Certainly, the 50-year-old Kagan has proved that she can cut deals, soothe tensions and handle pressure. During her 2003-09 tenure as the Harvard Law School dean, she oversaw a $180 million budget, a roster of famously big egos and the hiring of 32 professors, some of them notably conservative.

"Elena is respected and admired not just for her intellect and record of achievement, but also for her temperament, her openness to a broad array of viewpoints," President Barack Obama said Monday.

Kagan has a certain kind of paper trail. She's written legal briefs; at one point, in support of the potty-mouthed rap group 2 Live Crew's album "As Nasty As They Wanna Be." She's written memos, including some for the late Justice Thurgood Marshall that she's since distanced herself from.

"You know, I was a 27-year-old pipsqueak and I was clerking for a 90-year-old giant in the law," Kagan told the Senate Judiciary Committee last year.

Though she's never published a book and isn't an especially prolific scholarly writer, Kagan has written several substantive law review articles, delivered numerous speeches and been quoted in myriad news releases. Her answers to a Senate Judiciary Committee questionnaire last year in advance of her confirmation as solicitor general spanned 47 pages.

"I think there will be a very complete picture of her when this process is completed," said Ron Klain, Vice President Joe Biden's chief of staff.

The paper trail doesn't extend to any judicial rulings, however, which is unusual.

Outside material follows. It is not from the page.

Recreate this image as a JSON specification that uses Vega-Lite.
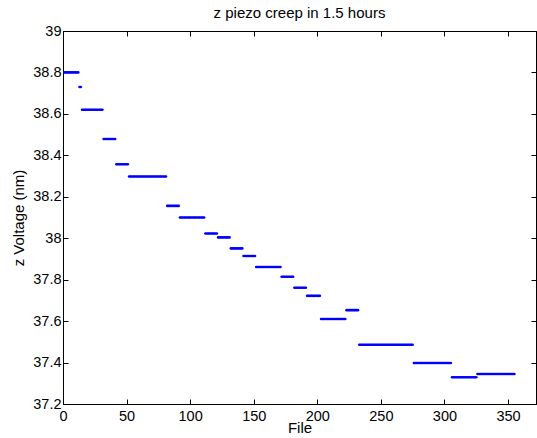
{
"$schema": "https://vega.github.io/schema/vega-lite/v6.json",
"autosize": "none",
"width": 473,
"height": 373,
"padding": {"left": 63, "top": 31, "right": 1, "bottom": 34},
"title": {"text": "z piezo creep in 1.5 hours", "font": "Liberation Sans", "fontSize": 15, "fontWeight": "normal", "color": "black", "offset": 2},
"config": {
  "view": {"stroke": "black", "strokeWidth": 1},
  "axis": {"grid": false, "domainColor": "black", "tickColor": "black", "labelColor": "black", "titleColor": "black", "labelFont": "Liberation Sans", "titleFont": "Liberation Sans", "labelFontSize": 14.5, "titleFontSize": 15, "titleFontWeight": "normal", "tickSize": -5, "labelFlush": false, "labelOverlap": false}
},
"data": {"values": [
{"file":1,"z":38.8},{"file":2,"z":38.8},{"file":3,"z":38.8},{"file":4,"z":38.8},{"file":5,"z":38.8},{"file":6,"z":38.8},{"file":7,"z":38.8},{"file":8,"z":38.8},{"file":9,"z":38.8},{"file":10,"z":38.8},{"file":11,"z":38.8},{"file":12,"z":38.8},
{"file":13,"z":38.73},{"file":14,"z":38.73},
{"file":15,"z":38.62},{"file":16,"z":38.62},{"file":17,"z":38.62},{"file":18,"z":38.62},{"file":19,"z":38.62},{"file":20,"z":38.62},{"file":21,"z":38.62},{"file":22,"z":38.62},{"file":23,"z":38.62},{"file":24,"z":38.62},{"file":25,"z":38.62},{"file":26,"z":38.62},{"file":27,"z":38.62},{"file":28,"z":38.62},{"file":29,"z":38.62},{"file":30,"z":38.62},{"file":31,"z":38.62},
{"file":32,"z":38.479},{"file":33,"z":38.479},{"file":34,"z":38.479},{"file":35,"z":38.479},{"file":36,"z":38.479},{"file":37,"z":38.479},{"file":38,"z":38.479},{"file":39,"z":38.479},{"file":40,"z":38.479},{"file":41,"z":38.479},
{"file":42,"z":38.357},{"file":43,"z":38.357},{"file":44,"z":38.357},{"file":45,"z":38.357},{"file":46,"z":38.357},{"file":47,"z":38.357},{"file":48,"z":38.357},{"file":49,"z":38.357},{"file":50,"z":38.357},{"file":51,"z":38.357},
{"file":52,"z":38.298},{"file":53,"z":38.298},{"file":54,"z":38.298},{"file":55,"z":38.298},{"file":56,"z":38.298},{"file":57,"z":38.298},{"file":58,"z":38.298},{"file":59,"z":38.298},{"file":60,"z":38.298},{"file":61,"z":38.298},{"file":62,"z":38.298},{"file":63,"z":38.298},{"file":64,"z":38.298},{"file":65,"z":38.298},{"file":66,"z":38.298},{"file":67,"z":38.298},{"file":68,"z":38.298},{"file":69,"z":38.298},{"file":70,"z":38.298},{"file":71,"z":38.298},{"file":72,"z":38.298},{"file":73,"z":38.298},{"file":74,"z":38.298},{"file":75,"z":38.298},{"file":76,"z":38.298},{"file":77,"z":38.298},{"file":78,"z":38.298},{"file":79,"z":38.298},{"file":80,"z":38.298},{"file":81,"z":38.298},
{"file":82,"z":38.156},{"file":83,"z":38.156},{"file":84,"z":38.156},{"file":85,"z":38.156},{"file":86,"z":38.156},{"file":87,"z":38.156},{"file":88,"z":38.156},{"file":89,"z":38.156},{"file":90,"z":38.156},{"file":91,"z":38.156},
{"file":92,"z":38.1},{"file":93,"z":38.1},{"file":94,"z":38.1},{"file":95,"z":38.1},{"file":96,"z":38.1},{"file":97,"z":38.1},{"file":98,"z":38.1},{"file":99,"z":38.1},{"file":100,"z":38.1},{"file":101,"z":38.1},{"file":102,"z":38.1},{"file":103,"z":38.1},{"file":104,"z":38.1},{"file":105,"z":38.1},{"file":106,"z":38.1},{"file":107,"z":38.1},{"file":108,"z":38.1},{"file":109,"z":38.1},{"file":110,"z":38.1},{"file":111,"z":38.1},
{"file":112,"z":38.023},{"file":113,"z":38.023},{"file":114,"z":38.023},{"file":115,"z":38.023},{"file":116,"z":38.023},{"file":117,"z":38.023},{"file":118,"z":38.023},{"file":119,"z":38.023},{"file":120,"z":38.023},{"file":121,"z":38.023},
{"file":122,"z":38.004},{"file":123,"z":38.004},{"file":124,"z":38.004},{"file":125,"z":38.004},{"file":126,"z":38.004},{"file":127,"z":38.004},{"file":128,"z":38.004},{"file":129,"z":38.004},{"file":130,"z":38.004},{"file":131,"z":38.004},
{"file":132,"z":37.951},{"file":133,"z":37.951},{"file":134,"z":37.951},{"file":135,"z":37.951},{"file":136,"z":37.951},{"file":137,"z":37.951},{"file":138,"z":37.951},{"file":139,"z":37.951},{"file":140,"z":37.951},{"file":141,"z":37.951},
{"file":142,"z":37.914},{"file":143,"z":37.914},{"file":144,"z":37.914},{"file":145,"z":37.914},{"file":146,"z":37.914},{"file":147,"z":37.914},{"file":148,"z":37.914},{"file":149,"z":37.914},{"file":150,"z":37.914},{"file":151,"z":37.914},
{"file":152,"z":37.861},{"file":153,"z":37.861},{"file":154,"z":37.861},{"file":155,"z":37.861},{"file":156,"z":37.861},{"file":157,"z":37.861},{"file":158,"z":37.861},{"file":159,"z":37.861},{"file":160,"z":37.861},{"file":161,"z":37.861},{"file":162,"z":37.861},{"file":163,"z":37.861},{"file":164,"z":37.861},{"file":165,"z":37.861},{"file":166,"z":37.861},{"file":167,"z":37.861},{"file":168,"z":37.861},{"file":169,"z":37.861},{"file":170,"z":37.861},{"file":171,"z":37.861},
{"file":172,"z":37.814},{"file":173,"z":37.814},{"file":174,"z":37.814},{"file":175,"z":37.814},{"file":176,"z":37.814},{"file":177,"z":37.814},{"file":178,"z":37.814},{"file":179,"z":37.814},{"file":180,"z":37.814},{"file":181,"z":37.814},
{"file":182,"z":37.761},{"file":183,"z":37.761},{"file":184,"z":37.761},{"file":185,"z":37.761},{"file":186,"z":37.761},{"file":187,"z":37.761},{"file":188,"z":37.761},{"file":189,"z":37.761},{"file":190,"z":37.761},{"file":191,"z":37.761},
{"file":192,"z":37.722},{"file":193,"z":37.722},{"file":194,"z":37.722},{"file":195,"z":37.722},{"file":196,"z":37.722},{"file":197,"z":37.722},{"file":198,"z":37.722},{"file":199,"z":37.722},{"file":200,"z":37.722},{"file":201,"z":37.722},{"file":202,"z":37.722},
{"file":203,"z":37.61},{"file":204,"z":37.61},{"file":205,"z":37.61},{"file":206,"z":37.61},{"file":207,"z":37.61},{"file":208,"z":37.61},{"file":209,"z":37.61},{"file":210,"z":37.61},{"file":211,"z":37.61},{"file":212,"z":37.61},{"file":213,"z":37.61},{"file":214,"z":37.61},{"file":215,"z":37.61},{"file":216,"z":37.61},{"file":217,"z":37.61},{"file":218,"z":37.61},{"file":219,"z":37.61},{"file":220,"z":37.61},{"file":221,"z":37.61},{"file":222,"z":37.61},
{"file":223,"z":37.653},{"file":224,"z":37.653},{"file":225,"z":37.653},{"file":226,"z":37.653},{"file":227,"z":37.653},{"file":228,"z":37.653},{"file":229,"z":37.653},{"file":230,"z":37.653},{"file":231,"z":37.653},{"file":232,"z":37.653},
{"file":233,"z":37.486},{"file":234,"z":37.486},{"file":235,"z":37.486},{"file":236,"z":37.486},{"file":237,"z":37.486},{"file":238,"z":37.486},{"file":239,"z":37.486},{"file":240,"z":37.486},{"file":241,"z":37.486},{"file":242,"z":37.486},{"file":243,"z":37.486},{"file":244,"z":37.486},{"file":245,"z":37.486},{"file":246,"z":37.486},{"file":247,"z":37.486},{"file":248,"z":37.486},{"file":249,"z":37.486},{"file":250,"z":37.486},{"file":251,"z":37.486},{"file":252,"z":37.486},{"file":253,"z":37.486},{"file":254,"z":37.486},{"file":255,"z":37.486},{"file":256,"z":37.486},{"file":257,"z":37.486},{"file":258,"z":37.486},{"file":259,"z":37.486},{"file":260,"z":37.486},{"file":261,"z":37.486},{"file":262,"z":37.486},{"file":263,"z":37.486},{"file":264,"z":37.486},{"file":265,"z":37.486},{"file":266,"z":37.486},{"file":267,"z":37.486},{"file":268,"z":37.486},{"file":269,"z":37.486},{"file":270,"z":37.486},{"file":271,"z":37.486},{"file":272,"z":37.486},{"file":273,"z":37.486},{"file":274,"z":37.486},{"file":275,"z":37.486},
{"file":276,"z":37.398},{"file":277,"z":37.398},{"file":278,"z":37.398},{"file":279,"z":37.398},{"file":280,"z":37.398},{"file":281,"z":37.398},{"file":282,"z":37.398},{"file":283,"z":37.398},{"file":284,"z":37.398},{"file":285,"z":37.398},{"file":286,"z":37.398},{"file":287,"z":37.398},{"file":288,"z":37.398},{"file":289,"z":37.398},{"file":290,"z":37.398},{"file":291,"z":37.398},{"file":292,"z":37.398},{"file":293,"z":37.398},{"file":294,"z":37.398},{"file":295,"z":37.398},{"file":296,"z":37.398},{"file":297,"z":37.398},{"file":298,"z":37.398},{"file":299,"z":37.398},{"file":300,"z":37.398},{"file":301,"z":37.398},{"file":302,"z":37.398},{"file":303,"z":37.398},{"file":304,"z":37.398},{"file":305,"z":37.398},
{"file":306,"z":37.329},{"file":307,"z":37.329},{"file":308,"z":37.329},{"file":309,"z":37.329},{"file":310,"z":37.329},{"file":311,"z":37.329},{"file":312,"z":37.329},{"file":313,"z":37.329},{"file":314,"z":37.329},{"file":315,"z":37.329},{"file":316,"z":37.329},{"file":317,"z":37.329},{"file":318,"z":37.329},{"file":319,"z":37.329},{"file":320,"z":37.329},{"file":321,"z":37.329},{"file":322,"z":37.329},{"file":323,"z":37.329},{"file":324,"z":37.329},{"file":325,"z":37.329},
{"file":326,"z":37.345},{"file":327,"z":37.345},{"file":328,"z":37.345},{"file":329,"z":37.345},{"file":330,"z":37.345},{"file":331,"z":37.345},{"file":332,"z":37.345},{"file":333,"z":37.345},{"file":334,"z":37.345},{"file":335,"z":37.345},{"file":336,"z":37.345},{"file":337,"z":37.345},{"file":338,"z":37.345},{"file":339,"z":37.345},{"file":340,"z":37.345},{"file":341,"z":37.345},{"file":342,"z":37.345},{"file":343,"z":37.345},{"file":344,"z":37.345},{"file":345,"z":37.345},{"file":346,"z":37.345},{"file":347,"z":37.345},{"file":348,"z":37.345},{"file":349,"z":37.345},{"file":350,"z":37.345},{"file":351,"z":37.345},{"file":352,"z":37.345},{"file":353,"z":37.345},{"file":354,"z":37.345},{"file":355,"z":37.345}
]},
"layer": [
  {
    "mark": {"type": "point", "filled": true, "size": 7, "color": "#0000ff", "opacity": 1, "shape": "circle"},
    "encoding": {
      "x": {"field": "file", "type": "quantitative", "scale": {"domain": [0, 372], "nice": false, "zero": false}, "axis": {"orient": "bottom", "title": "File", "values": [0,50,100,150,200,250,300,350], "labelPadding": 10, "titlePadding": -2}},
      "y": {"field": "z", "type": "quantitative", "scale": {"domain": [37.2, 39], "nice": false, "zero": false}, "axis": {"orient": "left", "title": "z Voltage (nm)", "values": [37.2,37.4,37.6,37.8,38,38.2,38.4,38.6,38.8,39], "format": "~g", "labelPadding": 7, "titlePadding": 6}}
    }
  },
  {
    "mark": {"type": "point", "opacity": 0},
    "encoding": {
      "x": {"field": "file", "type": "quantitative", "axis": {"orient": "top", "title": null, "labels": false, "values": [0,50,100,150,200,250,300,350]}},
      "y": {"field": "z", "type": "quantitative", "axis": {"orient": "right", "title": null, "labels": false, "values": [37.2,37.4,37.6,37.8,38,38.2,38.4,38.6,38.8,39]}}
    }
  }
],
"resolve": {"axis": {"x": "independent", "y": "independent"}}
}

If confirmed, Kagan would be the first Supreme Court justice since Lewis Powell and William Rehnquist in 1972 to lack judicial experience. Republicans have already made it clear that they'll hammer on this.

"I'm not suggesting anyone has to have been a judge to serve as a justice, although that's a good experiential basis for it," said Sen. Jon Kyl of Arizona, a senior Republican on the Senate Judiciary Committee.

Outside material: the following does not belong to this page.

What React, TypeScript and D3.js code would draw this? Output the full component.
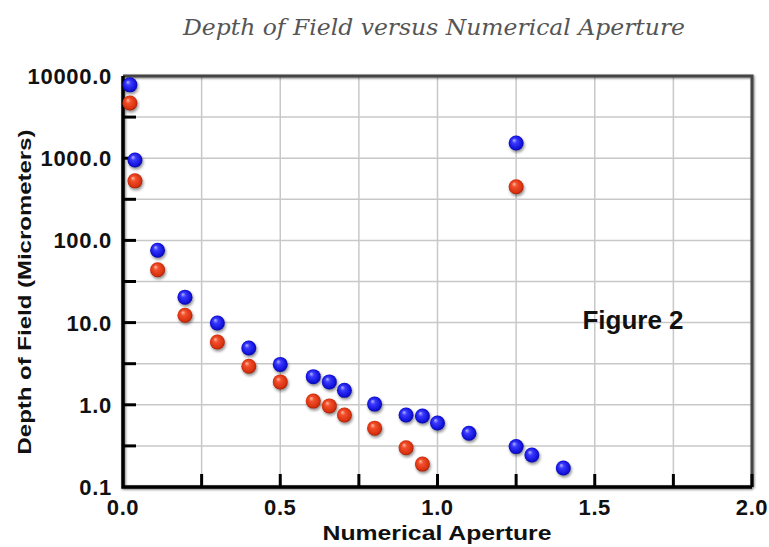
import React from "react";
import * as d3 from "d3";

// numerical aperture and depth of field (micrometers)
const blueNA = [0.022, 0.038, 0.11, 0.197, 0.3, 0.4, 0.5, 0.605, 0.656, 0.704, 0.8, 0.9, 0.952, 1.0, 1.1, 1.25, 1.25, 1.3, 1.4];
const blueDOF = [7800, 950, 76, 20.4, 9.9, 4.9, 3.1, 2.2, 1.9, 1.5, 1.02, 0.75, 0.73, 0.6, 0.45, 1530, 0.31, 0.245, 0.17];
const redNA = [0.022, 0.038, 0.11, 0.197, 0.3, 0.4, 0.5, 0.605, 0.656, 0.704, 0.8, 0.9, 0.952, 1.25];
const redDOF = [4700, 530, 44, 12.3, 5.8, 2.95, 1.9, 1.11, 0.97, 0.75, 0.52, 0.3, 0.19, 450];

const yTicks = [0.1, 1, 10, 100, 1000, 10000];
const xTicks = [0, 0.5, 1.0, 1.5, 2.0];

const W = 769;
const H = 547;
const m = { left: 123, right: 752, top: 76, bottom: 487 };

export default function App() {
  const x = d3.scaleLinear().domain([0, 2]).range([m.left, m.right]);
  const y = d3.scaleLog().domain([0.1, 10000]).range([m.bottom, m.top]);

  const xGrid = d3.range(1, 8).map((i) => i * 0.25);
  const yHalf = d3.range(1, 10).map((k) => Math.pow(10, -1 + k / 2));
  const xMinor = d3.range(1, 9).map((i) => i * 0.25);

  const blue = blueNA.map((d, i) => ({ na: d, v: blueDOF[i] }));
  const red = redNA.map((d, i) => ({ na: d, v: redDOF[i] }));

  const sans = "'Liberation Sans', Arial, sans-serif";

  return (
    <svg width={W} height={H} style={{ position: "absolute", left: 0, top: 0, background: "#fff" }}>
      <defs>
        <radialGradient id="gBlue" cx="50%" cy="50%" r="55%" fx="35%" fy="30%">
          <stop offset="0%" stopColor="#b8b8ff" />
          <stop offset="30%" stopColor="#3a3aff" />
          <stop offset="80%" stopColor="#1010d8" />
          <stop offset="100%" stopColor="#06067a" />
        </radialGradient>
        <radialGradient id="gRed" cx="50%" cy="50%" r="55%" fx="35%" fy="30%">
          <stop offset="0%" stopColor="#ffc0a8" />
          <stop offset="30%" stopColor="#f2502c" />
          <stop offset="80%" stopColor="#d8300f" />
          <stop offset="100%" stopColor="#7c1500" />
        </radialGradient>
        <filter id="shadow" x="-50%" y="-50%" width="200%" height="200%">
          <feGaussianBlur in="SourceAlpha" stdDeviation="1.5" />
          <feOffset dx="1" dy="2" result="b" />
          <feComponentTransfer>
            <feFuncA type="linear" slope="0.45" />
          </feComponentTransfer>
          <feMerge>
            <feMergeNode />
            <feMergeNode in="SourceGraphic" />
          </feMerge>
        </filter>
        <filter id="frameShadow" x="-5%" y="-5%" width="110%" height="110%">
          <feGaussianBlur in="SourceAlpha" stdDeviation="1.2" />
          <feOffset dx="1" dy="1" />
          <feComponentTransfer>
            <feFuncA type="linear" slope="0.5" />
          </feComponentTransfer>
          <feMerge>
            <feMergeNode />
            <feMergeNode in="SourceGraphic" />
          </feMerge>
        </filter>
      </defs>

      <text
        x={434}
        y={35}
        textAnchor="middle"
        fontFamily="'DejaVu Serif', serif"
        fontStyle="italic"
        fontSize={23}
        fill="#555"
        textLength={502}
        lengthAdjust="spacingAndGlyphs"
      >
        Depth of Field versus Numerical Aperture
      </text>

      {/* grid */}
      <g stroke="#c8c8c8" strokeWidth={1.5}>
        {xGrid.map((d) => (
          <line key={"gx" + d} x1={x(d)} x2={x(d)} y1={m.top} y2={m.bottom} />
        ))}
        {yHalf.map((d) => (
          <line key={"gy" + d} x1={m.left} x2={m.right} y1={y(d)} y2={y(d)} />
        ))}
      </g>

      {/* frame: top and right darker gray, left and bottom black */}
      <g filter="url(#frameShadow)" fill="none" strokeWidth={3}>
        <polyline points={`${m.left},${m.top} ${m.right},${m.top} ${m.right},${m.bottom}`} stroke="#444" />
        <polyline points={`${m.left},${m.top} ${m.left},${m.bottom} ${m.right},${m.bottom}`} stroke="#000" strokeWidth={3.5} />
      </g>

      {/* ticks */}
      <g stroke="#000" strokeWidth={3}>
        {yHalf.map((d) => (
          <line key={"ty" + d} x1={m.left} x2={m.left + 13} y1={y(d)} y2={y(d)} />
        ))}
        {xMinor.map((d) => (
          <line key={"tx" + d} x1={x(d)} x2={x(d)} y1={m.bottom} y2={m.bottom - 13} />
        ))}
      </g>

      {/* tick labels */}
      <g fontFamily={sans} fontWeight="bold" fontSize={22} fill="#111">
        {yTicks.map((d) => (
          <text key={"ly" + d} x={112} y={y(d) + 8} textAnchor="end" letterSpacing={0.7}>
            {d.toFixed(1)}
          </text>
        ))}
        {xTicks.map((d) => (
          <text key={"lx" + d} x={x(d)} y={515} textAnchor="middle" letterSpacing={0.6}>
            {d.toFixed(1)}
          </text>
        ))}
      </g>

      <text
        x={437}
        y={540}
        textAnchor="middle"
        fontFamily={sans}
        fontWeight="bold"
        fontSize={21}
        fill="#111"
        textLength={229}
        lengthAdjust="spacingAndGlyphs"
      >
        Numerical Aperture
      </text>
      <text
        transform={`translate(31,292) rotate(-90)`}
        textAnchor="middle"
        fontFamily={sans}
        fontWeight="bold"
        fontSize={19}
        fill="#111"
        textLength={325}
        lengthAdjust="spacingAndGlyphs"
      >
        Depth of Field (Micrometers)
      </text>

      <text x={633} y={329} textAnchor="middle" fontFamily={sans} fontWeight="bold" fontSize={26} fill="#111">
        Figure 2
      </text>

      {/* points */}
      <g filter="url(#shadow)">
        {blue.map((d, i) => (
          <circle key={"b" + i} cx={x(d.na)} cy={y(d.v)} r={7.5} fill="url(#gBlue)" />
        ))}
        {red.map((d, i) => (
          <circle key={"r" + i} cx={x(d.na)} cy={y(d.v)} r={7.5} fill="url(#gRed)" />
        ))}
      </g>
    </svg>
  );
}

The man Kagan hopes to replace, Justice John Paul Stevens, had served five years as an appellate judge before his 1975 promotion to the Supreme Court. In other ways, too, Kagan won't be a simple one-for-one replacement for Stevens.

Stevens, who turned 90 in April, has been the court's senior associate justice since the mid-1990s. This has given him the crucial power to assign authorship of opinions when the chief justice has been in the minority. Kagan will lack this authority.

The senior associate justice now will become the 74-year-old Antonin Scalia, who often sides with Chief Justice John Roberts Jr. The 73-year-old Kennedy potentially would be next in line to assign opinions.

Kagan, moreover, would have to recuse herself from cases in which the solicitor general's office has been involved. For instance, she couldn't touch convicted Philadelphia heroin dealer Kevin Abbott's challenge to his mandatory minimum sentence, because her office weighed in at an early stage.

Other hot-button issues that Senate Judiciary Committee members will grill Kagan on, including abortion rights and national security, as yet aren't even on the court's 2010 agenda.

One early test would require Kagan to balance free-speech rights against a family's profound pain.

Members of Westboro Baptist Church in Topeka, Kan., picketed the 2006 funeral of a young Marine who was killed in Iraq, carrying signs such as "Semper Fi Fags" and "You're Going to Hell." A trial judge awarded the slain Marine's father $5 million for emotional distress and invasion of privacy, but the church's members say the First Amendment should protect their actions.

Kagan's track record suggests that she'd bring an engrained sympathy for free-speech advocacy to this case.

"My view is that efforts to regulate pornography and hate speech not only will fail but should fail to the extent that they trivialize or subvert this principle" of viewpoint neutrality, Kagan wrote in a 1993 University of Chicago Law Review article.

Accordingly, Kagan once helped represent the National Enquirer in a defamation case. On behalf of the recording industry in 1992, she helped successfully defend 2 Live Crew's "Nasty" album, which included the single "Me So Horny."

"I'm like a dog in heat, a freak without warning," the rappers sang, before graphically elaborating.

A trial judge called the song obscene. The appellate court, after reading arguments from Kagan and others, decided otherwise.

"The work had artistic value," the appellate judges concluded, citing expert testimony, adding that "we reject the argument that simply by listening to this musical work, the judge could determine that it had no serious artistic value."